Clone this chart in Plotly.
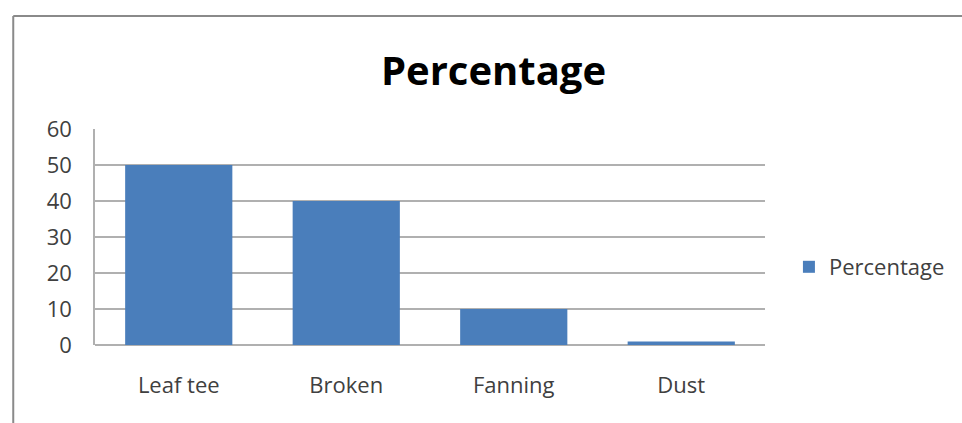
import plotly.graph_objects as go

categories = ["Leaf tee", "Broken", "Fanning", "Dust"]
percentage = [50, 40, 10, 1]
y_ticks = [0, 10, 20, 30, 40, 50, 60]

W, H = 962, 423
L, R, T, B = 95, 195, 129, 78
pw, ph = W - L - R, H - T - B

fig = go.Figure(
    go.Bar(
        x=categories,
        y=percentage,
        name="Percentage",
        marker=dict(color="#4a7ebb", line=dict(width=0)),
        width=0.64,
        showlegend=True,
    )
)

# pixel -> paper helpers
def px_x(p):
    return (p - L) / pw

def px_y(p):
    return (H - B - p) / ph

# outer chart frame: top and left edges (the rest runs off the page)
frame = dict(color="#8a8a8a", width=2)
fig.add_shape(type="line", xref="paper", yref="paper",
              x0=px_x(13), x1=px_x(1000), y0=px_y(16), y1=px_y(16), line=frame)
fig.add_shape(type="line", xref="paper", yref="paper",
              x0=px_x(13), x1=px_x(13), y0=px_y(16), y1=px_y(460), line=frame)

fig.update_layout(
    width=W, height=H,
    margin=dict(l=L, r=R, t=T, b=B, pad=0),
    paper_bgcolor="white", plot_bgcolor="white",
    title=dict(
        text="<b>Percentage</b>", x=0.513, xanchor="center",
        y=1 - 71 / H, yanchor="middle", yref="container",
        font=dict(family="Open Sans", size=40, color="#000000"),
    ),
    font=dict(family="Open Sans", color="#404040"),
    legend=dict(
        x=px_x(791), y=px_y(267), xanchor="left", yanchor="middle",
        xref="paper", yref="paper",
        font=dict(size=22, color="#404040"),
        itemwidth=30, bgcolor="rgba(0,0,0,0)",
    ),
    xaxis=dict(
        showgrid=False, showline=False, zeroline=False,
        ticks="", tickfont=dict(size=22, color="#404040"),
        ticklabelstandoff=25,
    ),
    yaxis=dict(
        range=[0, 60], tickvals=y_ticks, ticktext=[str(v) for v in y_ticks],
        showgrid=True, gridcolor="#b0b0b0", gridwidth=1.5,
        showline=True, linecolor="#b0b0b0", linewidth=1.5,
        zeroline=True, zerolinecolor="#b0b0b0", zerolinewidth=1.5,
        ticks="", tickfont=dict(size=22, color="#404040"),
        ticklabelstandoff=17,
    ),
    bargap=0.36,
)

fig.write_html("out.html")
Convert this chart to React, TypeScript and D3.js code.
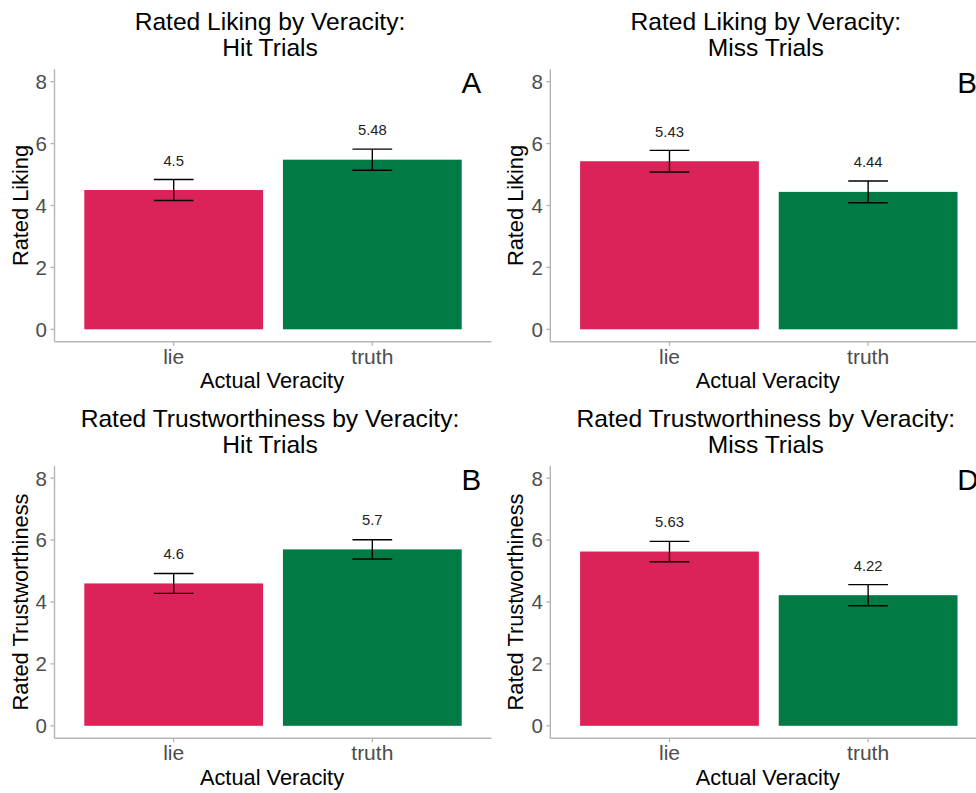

Short exercise →
Transcribe the opening line of the listing above, please, and every line after it through the line with "return (p - L) / pw", word for word, without pictures.

Solution to the exercise →
Clone this chart in Plotly.
import plotly.graph_objects as go

categories = ["Leaf tee", "Broken", "Fanning", "Dust"]
percentage = [50, 40, 10, 1]
y_ticks = [0, 10, 20, 30, 40, 50, 60]

W, H = 962, 423
L, R, T, B = 95, 195, 129, 78
pw, ph = W - L - R, H - T - B

fig = go.Figure(
    go.Bar(
        x=categories,
        y=percentage,
        name="Percentage",
        marker=dict(color="#4a7ebb", line=dict(width=0)),
        width=0.64,
        showlegend=True,
    )
)

# pixel -> paper helpers
def px_x(p):
    return (p - L) / pw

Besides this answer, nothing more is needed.